Ces différents éléments expliquent le positionnement de l’Allemagne, en position de force économique mais en retard capacitaire et technologique d’un point de vue militaire, et la France en position de relative faiblesse économique et incapable de relever le défi du leadership européen sur le plan militaire.
La percée d’Anduril : un piège technologique et politique
Avec l’entrée d’Anduril dans le jeu européen, c’est une part stratégique de l’innovation militaire qui échappe à l’Europe. Cette société incarne une nouvelle génération d’acteurs américains mêlant intelligence artificielle, robotique et surveillance, avec un agenda clair : intégrer les armées européennes dans l’écosystème OTAN-US, sur fond de guerre cognitive et d’architecture interopérable... mais pilotée depuis l’Amérique.

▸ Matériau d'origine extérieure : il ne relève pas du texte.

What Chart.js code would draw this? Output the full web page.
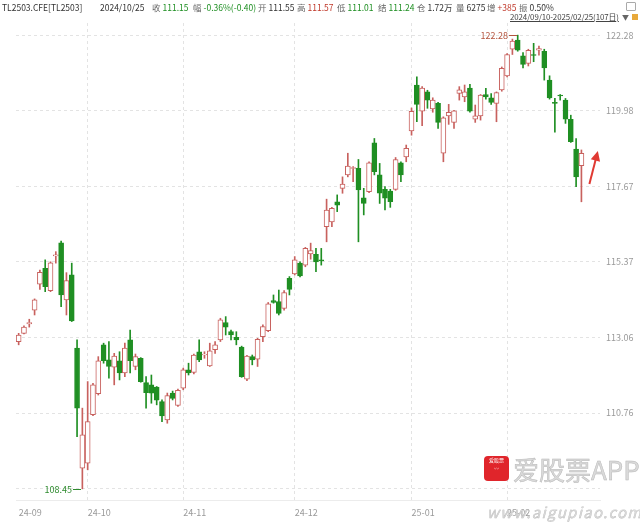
<!DOCTYPE html>
<html>
<head>
<meta charset="utf-8">
<script src="https://cdn.jsdelivr.net/npm/chart.js@4.4.1/dist/chart.umd.min.js"></script>
<style>
  html, body { margin: 0; padding: 0; background: #fff; }
  #wrap { position: relative; width: 640px; height: 527px; overflow: hidden;
          font-family: "Noto Sans CJK SC", "Noto Sans", sans-serif; }
  #kline { position: absolute; left: 0; top: 0; }
  .hd { position: absolute; top: 1px; font-size: 8.5px; line-height: 12px; color: #666; white-space: nowrap; }
  .hd span { margin-left: 2px; }
  .g { color: #1f8f23; }
  .r { color: #c0392b; }
  .k { color: #333; }
  #range { position: absolute; top: 11px; left: 510px; font-size: 7.9px; line-height: 12px; color: #444;
           text-decoration: underline; white-space: nowrap; letter-spacing: -0.1px; }
  #tri { position: absolute; top: 11px; left: 622px; font-size: 7px; line-height: 12px; color: #666; }
  #ico1 { position: absolute; top: 2px; left: 626px; width: 8px; height: 7px; border: 1px solid #aaa; border-radius: 1px; }
  #ico2 { position: absolute; top: 14px; left: 632px; width: 6px; height: 6px; background: #e8a93a; }
  #wm-icon { position: absolute; left: 484px; top: 456px; width: 25px; height: 25px; background: #e0252b;
             border-radius: 4px; color: #fff; font-size: 5px; line-height: 8px; text-align: center; }
  #wm-text { position: absolute; left: 513px; top: 452px; font-size: 26px; line-height: 34px; color: #dadada;
             -webkit-text-stroke: 0.5px #b8b8b8; white-space: nowrap; }
  #wm-url { position: absolute; left: 487px; top: 503px; font-size: 15px; line-height: 18px; color: #dcdcdc;
            -webkit-text-stroke: 0.4px #bbbbbb; letter-spacing: 1.3px; font-style: italic; white-space: nowrap; }
</style>
</head>
<body>
<div id="wrap">
  <canvas id="kline" width="640" height="527"></canvas>

  <span class="hd k" style="left:2px">TL2503.CFE[TL2503]</span>
  <span class="hd k" style="left:100px">2024/10/25</span>
  <span class="hd" style="left:152px">收<span class="g">111.15</span></span>
  <span class="hd" style="left:193px">幅<span class="g">-0.36%(-0.40)</span></span>
  <span class="hd" style="left:258px">开<span class="k">111.55</span></span>
  <span class="hd" style="left:297px">高<span class="r">111.57</span></span>
  <span class="hd" style="left:337px">低<span class="g">111.01</span></span>
  <span class="hd" style="left:378px">结<span class="g">111.24</span></span>
  <span class="hd" style="left:417px">仓<span class="k">1.72万</span></span>
  <span class="hd" style="left:456px">量<span class="k">6275</span></span>
  <span class="hd" style="left:487px">增<span class="r">+385</span></span>
  <span class="hd" style="left:519px">振<span class="k">0.50%</span></span>
  <div id="ico1"></div>
  <span id="range">2024/09/10-2025/02/25(107日)</span>
  <span id="tri">▼</span>
  <div id="ico2"></div>

  <div id="wm-icon">爱股票<br>〰</div>
  <span id="wm-text">爱股票APP</span>
  <span id="wm-url">www.aigupiao.com</span>
</div>

<script>
// trading days 2024/09/10 - 2025/02/25
const tradeDates = [
  '2024-09-10', '2024-09-11', '2024-09-12', '2024-09-13', '2024-09-18', '2024-09-19', '2024-09-20',
  '2024-09-23', '2024-09-24', '2024-09-25', '2024-09-26', '2024-09-27', '2024-09-30',
  '2024-10-08', '2024-10-09', '2024-10-10', '2024-10-11', '2024-10-14', '2024-10-15', '2024-10-16',
  '2024-10-17', '2024-10-18', '2024-10-21', '2024-10-22', '2024-10-23', '2024-10-24', '2024-10-25',
  '2024-10-28', '2024-10-29', '2024-10-30', '2024-10-31',
  '2024-11-01', '2024-11-04', '2024-11-05', '2024-11-06', '2024-11-07', '2024-11-08', '2024-11-11',
  '2024-11-12', '2024-11-13', '2024-11-14', '2024-11-15', '2024-11-18', '2024-11-19', '2024-11-20',
  '2024-11-21', '2024-11-22', '2024-11-25', '2024-11-26', '2024-11-27', '2024-11-28', '2024-11-29',
  '2024-12-02', '2024-12-03', '2024-12-04', '2024-12-05', '2024-12-06', '2024-12-09', '2024-12-10',
  '2024-12-11', '2024-12-12', '2024-12-13', '2024-12-16', '2024-12-17', '2024-12-18', '2024-12-19',
  '2024-12-20', '2024-12-23', '2024-12-24', '2024-12-25', '2024-12-26', '2024-12-27', '2024-12-30',
  '2024-12-31',
  '2025-01-02', '2025-01-03', '2025-01-06', '2025-01-07', '2025-01-08', '2025-01-09', '2025-01-10',
  '2025-01-13', '2025-01-14', '2025-01-15', '2025-01-16', '2025-01-17', '2025-01-20', '2025-01-21',
  '2025-01-22', '2025-01-23', '2025-01-24', '2025-01-27',
  '2025-02-05', '2025-02-06', '2025-02-07', '2025-02-10', '2025-02-11', '2025-02-12', '2025-02-13',
  '2025-02-14', '2025-02-17', '2025-02-18', '2025-02-19', '2025-02-20', '2025-02-21', '2025-02-24',
  '2025-02-25'
];

const opens = [
  112.94, 113.19, 113.48, 113.90, 114.69, 115.17, 114.49, 115.55, 115.95, 114.21, 114.97, 112.74, 109.08,
  109.23, 110.71, 111.35, 112.84, 112.38, 112.16, 112.35, 111.98, 112.99, 112.18, 112.43, 111.69, 111.62,
  111.55, 111.11, 110.55, 111.37, 110.99,
  111.52, 112.08, 112.00, 112.63, 112.53, 112.20, 112.69, 112.99, 113.52, 113.24, 113.07, 112.77, 111.79,
  112.48, 112.40, 113.09, 113.27, 114.19, 114.16, 113.95, 114.87,
  115.00, 115.33, 115.27, 115.61, 115.60, 115.43, 116.44, 116.59, 117.20, 117.61, 118.02, 118.22, 118.22,
  117.32, 117.51, 119.00, 118.02, 117.58, 117.53, 117.58, 118.39, 118.57,
  119.36, 120.76, 119.96, 120.55, 120.03, 120.20, 118.68, 119.82, 119.62, 120.50, 120.40, 120.67, 119.72,
  119.82, 120.47, 120.37, 120.20, 120.61,
  121.04, 121.85, 122.13, 121.65, 121.42, 121.69, 121.82, 121.79, 120.91, 120.23, 120.45, 120.30, 119.71,
  118.81, 118.30
];

const highs = [
  113.19, 113.42, 113.62, 114.24, 115.12, 115.43, 115.37, 115.68, 116.00, 115.04, 115.33, 112.99, 110.91,
  111.72, 111.67, 112.48, 112.89, 112.94, 112.58, 112.63, 112.89, 113.29, 112.56, 112.45, 111.87, 111.92,
  111.57, 111.16, 111.37, 111.43, 111.49,
  112.13, 112.28, 112.56, 112.99, 112.63, 112.89, 112.94, 113.65, 113.70, 113.29, 113.24, 112.80, 112.52,
  112.53, 113.04, 113.45, 114.13, 114.36, 114.51, 114.49, 114.92,
  115.53, 115.37, 115.81, 115.94, 115.78, 115.78, 117.28, 117.03, 117.41, 117.96, 118.68, 118.27, 118.49,
  117.61, 118.42, 119.13, 118.37, 117.66, 117.58, 118.55, 118.42, 118.93,
  120.06, 121.01, 120.71, 120.60, 120.37, 120.23, 119.79, 120.17, 119.99, 120.71, 120.76, 120.78, 120.15,
  120.47, 120.66, 120.50, 120.55, 121.31,
  121.72, 122.16, 122.28, 121.75, 121.85, 122.03, 121.95, 121.85, 121.04, 120.35, 120.47, 120.35, 119.84,
  119.13, 118.78
];

const lows = [
  112.84, 113.17, 113.38, 113.75, 114.53, 114.46, 114.46, 115.33, 114.00, 113.75, 113.55, 110.04, 108.45,
  109.03, 110.68, 111.31, 112.28, 111.82, 111.62, 111.77, 111.87, 111.98, 112.08, 111.70, 110.91, 111.06,
  111.01, 110.50, 110.45, 111.16, 110.96,
  111.47, 111.92, 111.95, 112.33, 112.43, 112.18, 112.58, 112.94, 113.14, 112.99, 112.84, 111.85, 111.75,
  112.23, 112.18, 112.94, 113.24, 114.11, 113.75, 113.90, 114.36,
  114.97, 114.91, 115.22, 115.45, 115.07, 115.27, 115.98, 116.44, 116.90, 117.46, 117.96, 117.81, 115.98,
  116.80, 117.48, 118.02, 117.15, 116.95, 117.03, 117.55, 117.81, 118.42,
  119.23, 119.64, 119.52, 120.05, 119.93, 119.44, 118.42, 119.56, 119.44, 120.30, 120.25, 119.93, 119.62,
  119.69, 120.33, 120.17, 119.64, 120.57,
  121.01, 121.69, 121.79, 121.28, 121.34, 121.47, 121.67, 120.91, 120.33, 119.32, 120.30, 119.59, 119.01,
  117.66, 117.20
];

const closes = [
  113.14, 113.38, 113.52, 114.21, 115.05, 114.61, 115.34, 115.58, 114.36, 114.80, 113.57, 110.91, 110.10,
  110.50, 111.62, 112.35, 112.36, 112.18, 112.50, 111.98, 112.74, 112.36, 112.48, 111.72, 111.38, 111.37,
  111.15, 110.67, 111.29, 111.21, 111.45,
  112.08, 111.98, 112.53, 112.38, 112.55, 112.66, 112.84, 113.60, 113.38, 113.14, 112.99, 111.87, 112.50,
  112.38, 113.01, 113.40, 114.09, 114.13, 113.80, 114.43, 114.53,
  115.43, 114.94, 115.78, 115.71, 115.37, 115.40, 116.95, 117.00, 117.10, 117.74, 118.29, 118.24, 117.56,
  117.15, 118.39, 118.12, 117.46, 117.31, 117.20, 118.49, 118.02, 118.83,
  119.96, 120.17, 120.67, 120.30, 120.30, 119.62, 119.76, 119.93, 119.97, 120.61, 120.55, 119.96, 119.82,
  120.45, 120.40, 120.23, 120.53, 121.27,
  121.69, 122.10, 121.82, 121.39, 121.82, 121.66, 121.87, 121.28, 120.37, 120.20, 120.43, 119.72, 119.03,
  117.96, 118.68
];

// right axis tick labels
const yTicks = [122.28, 119.98, 117.67, 115.37, 113.06, 110.76, 108.45];

const upColor = '#c8615e';
const downColor = '#1f8f23';
const gridColor = '#e3e3e3';
const fontFamily = '"Noto Sans CJK SC", "Noto Sans", sans-serif';

// 3 empty slots after the last day, like the app leaves
const labels = tradeDates.concat(['', '', '']);
const isUp = closes.map((c, i) => c >= opens[i]);

function monthStart(i) {
  if (i >= tradeDates.length) return false;
  return i === 0 || tradeDates[i].slice(5, 7) !== tradeDates[i - 1].slice(5, 7);
}

// highest / lowest price labels
const extremesPlugin = {
  id: 'extremes',
  afterDatasetsDraw(chart) {
    const { ctx, scales: { x, y } } = chart;
    const hiIdx = highs.indexOf(Math.max(...highs));
    const loIdx = lows.indexOf(Math.min(...lows));
    const marks = [
      [hiIdx, highs[hiIdx], '#b4553f'],
      [loIdx, lows[loIdx], '#2e8b2e']
    ];
    ctx.save();
    ctx.font = '9px ' + fontFamily;
    ctx.textAlign = 'right';
    ctx.textBaseline = 'middle';
    ctx.lineWidth = 1;
    marks.forEach(([i, v, col]) => {
      const px = Math.round(x.getPixelForValue(i));
      const py = Math.round(y.getPixelForValue(v)) + 0.5;
      ctx.strokeStyle = col;
      ctx.beginPath();
      ctx.moveTo(px - 9, py);
      ctx.lineTo(px - 1, py);
      ctx.stroke();
      ctx.fillStyle = col;
      ctx.fillText(v.toFixed(2), px - 10, py);
    });
    ctx.restore();
  }
};

// red arrow drawn next to the last candle
const arrowFrom = { i: 107.5, v: 117.74 };
const arrowTo = { i: 109.1, v: 118.75 };
const arrowPlugin = {
  id: 'arrow',
  afterDraw(chart) {
    const { ctx, scales: { x, y } } = chart;
    const x0 = x.getPixelForValue(arrowFrom.i), y0 = y.getPixelForValue(arrowFrom.v);
    const x1 = x.getPixelForValue(arrowTo.i), y1 = y.getPixelForValue(arrowTo.v);
    const ang = Math.atan2(y1 - y0, x1 - x0);
    const head = 11;
    ctx.save();
    ctx.strokeStyle = '#e03a33';
    ctx.fillStyle = '#e03a33';
    ctx.lineWidth = 2;
    ctx.beginPath();
    ctx.moveTo(x0, y0);
    ctx.lineTo(x1 - Math.cos(ang) * head * 0.8, y1 - Math.sin(ang) * head * 0.8);
    ctx.stroke();
    ctx.beginPath();
    ctx.moveTo(x1, y1);
    ctx.lineTo(x1 - head * Math.cos(ang - 0.45), y1 - head * Math.sin(ang - 0.45));
    ctx.lineTo(x1 - head * Math.cos(ang + 0.45), y1 - head * Math.sin(ang + 0.45));
    ctx.closePath();
    ctx.fill();
    ctx.restore();
  }
};

const chart = new Chart(document.getElementById('kline'), {
  type: 'bar',
  data: {
    labels: labels,
    datasets: [
      {
        label: 'body',
        data: opens.map((o, i) => [o, closes[i]]),
        backgroundColor: isUp.map(u => (u ? '#ffffff' : downColor)),
        borderColor: isUp.map(u => (u ? upColor : downColor)),
        borderWidth: 1,
        borderSkipped: false,
        barThickness: 5,
        grouped: false,
        order: 0
      },
      {
        label: 'wick',
        data: lows.map((l, i) => [l, highs[i]]),
        backgroundColor: isUp.map(u => (u ? upColor : downColor)),
        borderWidth: 0,
        barThickness: 1,
        grouped: false,
        order: 1
      }
    ]
  },
  options: {
    responsive: false,
    animation: false,
    layout: { padding: { left: 16, top: 23, right: 0, bottom: 0 } },
    plugins: { legend: { display: false }, tooltip: { enabled: false } },
    scales: {
      x: {
        offset: true,
        grid: {
          offset: false,
          drawTicks: false,
          color: ctx => (ctx.index > 0 && monthStart(ctx.index) ? gridColor : 'rgba(0,0,0,0)')
        },
        border: { display: true, color: '#ececec', dash: [3, 3] },
        ticks: {
          autoSkip: false,
          maxRotation: 0,
          align: 'start',
          padding: 7,
          color: '#9a9a9a',
          font: { size: 9, family: fontFamily },
          callback: (val, i) => (monthStart(i) ? tradeDates[i].slice(2, 4) + '-' + tradeDates[i].slice(5, 7) : '')
        },
        afterFit: s => { s.height = 27; }
      },
      y: {
        position: 'right',
        min: 108.11,
        max: 122.65,
        afterBuildTicks: s => { s.ticks = yTicks.map(v => ({ value: v })); },
        afterFit: s => { s.width = 40; },
        grid: { drawTicks: false, color: gridColor },
        border: { display: false, dash: [3, 3] },
        ticks: {
          padding: 6,
          color: '#9a9a9a',
          font: { size: 9, family: fontFamily },
          callback: v => (v === 108.45 ? '' : v.toFixed(2))
        }
      }
    }
  },
  plugins: [extremesPlugin, arrowPlugin]
});
</script>
</body>
</html>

Et c’est là que le bât blesse. Car derrière les promesses de technologies avancées se cache une dépendance accrue aux systèmes de commandement et de contrôle américains, au détriment d’une autonomie stratégique européenne réelle. Le logiciel de guerre est aussi — surtout — un logiciel politique : celui de l’alignement automatique sur les intérêts américains
Souveraineté entravée, diplomatie bâillonnée
Peut-on prétendre défendre une position européenne indépendante sur l’Ukraine, sur Gaza, ou sur l’Iran, lorsque nos capacités de renseignement, de frappe et de projection sont liées à des systèmes américains ? La réponse est non.

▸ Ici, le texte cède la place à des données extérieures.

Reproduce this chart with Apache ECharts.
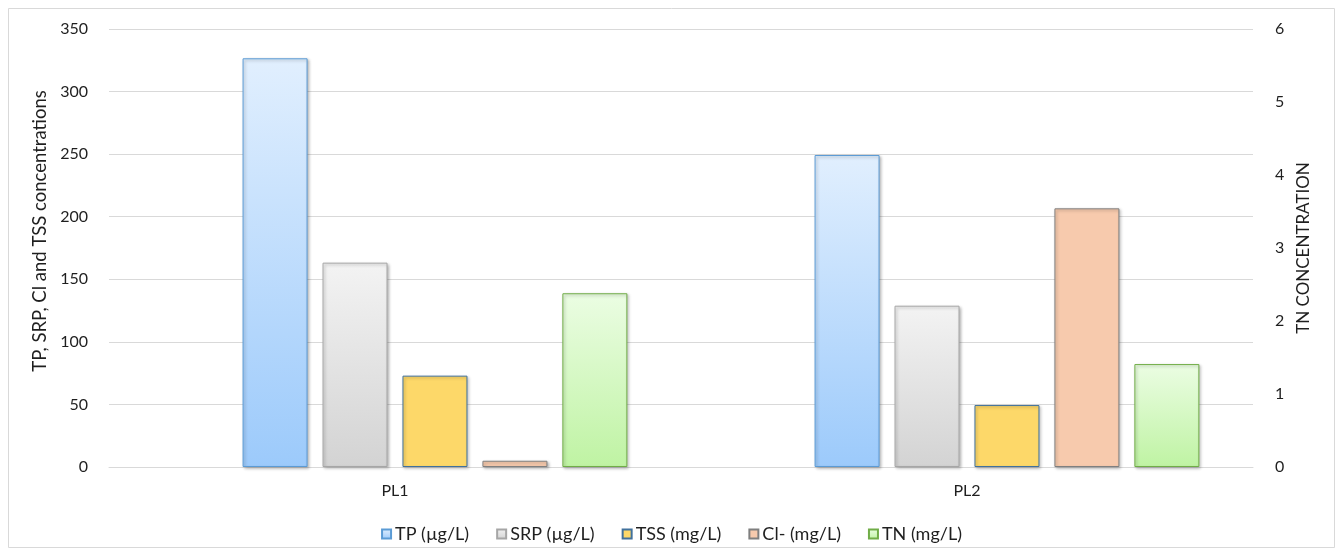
<!DOCTYPE html>
<html>
<head>
<meta charset="utf-8">
<script src="https://cdn.jsdelivr.net/npm/echarts@6/dist/echarts.min.js"></script>
<style>
  html, body { margin: 0; padding: 0; background: #ffffff; }
  #chart { width: 1343px; height: 556px; }
</style>
</head>
<body>
<div id="chart"></div>
<script>
// Sampling sites
const categories = ['PL1', 'PL2'];

// Concentrations on the left axis
const tpValues  = [326.6, 249.3];   // TP (µg/L)
const srpValues = [163.3, 128.9];   // SRP (µg/L)
const tssValues = [73.0, 49.5];     // TSS (mg/L)
const clValues  = [5.0, 206.7];     // Cl- (mg/L)

// Total nitrogen on the right axis
const tnValues  = [2.38, 1.41];     // TN (mg/L)

// Axis ranges
const leftMax = 350, leftStep = 50;
const rightMax = 6, rightStep = 1;

const seriesNames = ['TP (\u00b5g/L)', 'SRP (\u00b5g/L)', 'TSS (mg/L)', 'Cl- (mg/L)', 'TN (mg/L)'];

const FONT = 'Lato, "Open Sans", sans-serif';
const TEXT = '#1f1f1f';
const GRID = '#d9d9d9';

function vgrad(top, bottom) {
  return new echarts.graphic.LinearGradient(0, 0, 0, 1, [
    { offset: 0, color: top },
    { offset: 1, color: bottom }
  ]);
}

const shadow = {
  shadowColor: 'rgba(0,0,0,0.28)',
  shadowBlur: 3,
  shadowOffsetX: 1.5,
  shadowOffsetY: 1.5
};

const BAR_W = 65;
const BAR_GAP = '23%';

function barSeries(name, data, fill, border, yIndex) {
  return {
    name: name,
    type: 'bar',
    yAxisIndex: yIndex,
    data: data,
    barWidth: BAR_W,
    barGap: BAR_GAP,
    itemStyle: Object.assign({ color: fill, borderColor: border, borderWidth: 1 }, shadow),
    emphasis: { disabled: true },
    animation: false
  };
}

const chart = echarts.init(document.getElementById('chart'), null, { renderer: 'canvas' });

chart.setOption({
  backgroundColor: '#ffffff',
  animation: false,
  textStyle: { fontFamily: FONT, color: TEXT },
  graphic: [{
    type: 'rect',
    shape: { x: 8.5, y: 8.5, width: 1326, height: 539 },
    style: { fill: 'none', stroke: '#d9d9d9', lineWidth: 1 },
    silent: true,
    z: -1
  }],
  grid: { left: 109, right: 90, top: 29, bottom: 89, containLabel: false },
  legend: {
    data: seriesNames,
    bottom: 8,
    left: 'center',
    icon: 'rect',
    itemWidth: 9,
    itemHeight: 9,
    itemGap: 27,
    textStyle: { fontFamily: FONT, fontSize: 18, color: TEXT, padding: [0, 0, 0, -1] },
    selectedMode: false
  },
  xAxis: {
    type: 'category',
    data: categories,
    axisLine: { show: true, lineStyle: { color: GRID, width: 1 } },
    axisTick: { show: false },
    axisLabel: { fontFamily: FONT, fontSize: 16, color: TEXT, margin: 16 },
    splitLine: { show: false }
  },
  yAxis: [{
    type: 'value',
    min: 0,
    max: leftMax,
    interval: leftStep,
    name: 'TP, SRP, Cl and TSS concentrations',
    nameLocation: 'middle',
    nameRotate: 90,
    nameGap: 57,
    nameTextStyle: { fontFamily: FONT, fontSize: 18.5, color: TEXT, padding: [0, 0, 0, 34] },
    axisLine: { show: false },
    axisTick: { show: false },
    axisLabel: { fontFamily: FONT, fontSize: 16, color: TEXT, margin: 21 },
    splitLine: { show: true, lineStyle: { color: GRID, width: 1 } }
  }, {
    type: 'value',
    position: 'right',
    min: 0,
    max: rightMax,
    interval: rightStep,
    name: 'TN CONCENTRATION',
    nameLocation: 'middle',
    nameRotate: 90,
    nameGap: 41,
    nameTextStyle: { fontFamily: FONT, fontSize: 17, color: TEXT },
    axisLine: { show: false },
    axisTick: { show: false },
    axisLabel: { fontFamily: FONT, fontSize: 16, color: TEXT, margin: 22 },
    splitLine: { show: false }
  }],
  series: [
    // empty leading slot in each cluster
    { name: 'spacer', type: 'bar', data: [], barWidth: BAR_W, barGap: BAR_GAP, silent: true },
    barSeries(seriesNames[0], tpValues,  vgrad('#e1effe', '#9ccafb'), '#5b9bd5', 0),
    barSeries(seriesNames[1], srpValues, vgrad('#f3f3f3', '#d3d3d3'), '#a6a6a6', 0),
    barSeries(seriesNames[2], tssValues, '#fdd869', '#41719c', 0),
    barSeries(seriesNames[3], clValues,  '#f7caad', '#7f7f7f', 0),
    barSeries(seriesNames[4], tnValues,  vgrad('#ebfde3', '#bff3a3'), '#70ad47', 1)
  ]
});
</script>
</body>
</html>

L’Europe ne pourra jamais parler d’une voix propre si elle pense, combat et s’arme avec les outils d’autrui.
Les États-Unis poursuivent leur agenda géopolitique — c’est leur droit. L’Europe ne doit pas pour autant devenir l’otage de ces choix, encore moins lorsque ceux-ci bloquent toute tentative d’ouverture diplomatique, toute nuance, toute alternative stratégique.
L’Allemagne, qui assume sans états d’âme sa vassalisation militaire stratégique sur les Etats-Unis, entraîne le continent sur cette pente dangereuse. L’erreur allemande ne doit pas devenir la norme européenne. Il en va de notre liberté diplomatique, de notre capacité à peser dans le monde multipolaire, de notre dignité stratégique.

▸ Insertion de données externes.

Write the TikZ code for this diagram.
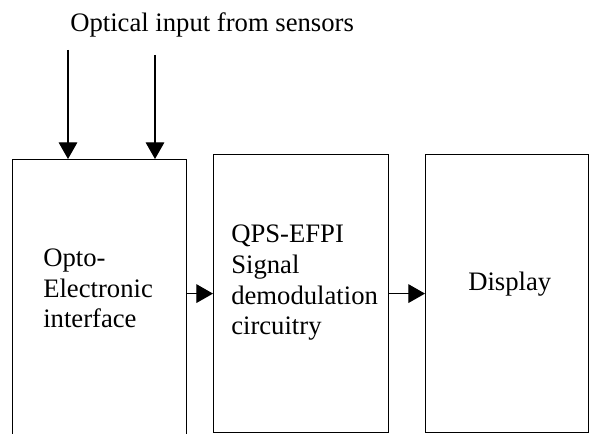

Conclusion : reconstruire une ambition souveraine
Il est encore temps de refuser ce glissement. Il est encore temps de bâtir une industrie de défense européenne pilotée par les Européens, pour les Européens. Cela suppose des choix courageux, des ruptures, des décisions politiques claires. Et cela suppose que des États comme la France, conscients de l’impasse, prennent le relais du leadership stratégique que l’Allemagne veut porter dans une vision hégémonique et en partenariat renforcé avec un acteur non-européen, les Etats-Unis et surtout sans la France.
S’allier avec Anduril, c’est importer une logique d’alignement technologique qui prépare l’alignement politique. Ce n’est pas une coopération, c’est une abdication.
Nous n’avons pas besoin d’un clone de Palantir pour défendre l’Europe. Nous avons besoin d’une volonté politique farouche de souveraineté, sans quoi l’Europe ne sera bientôt plus qu’un théâtre d’opérations, jamais un acteur.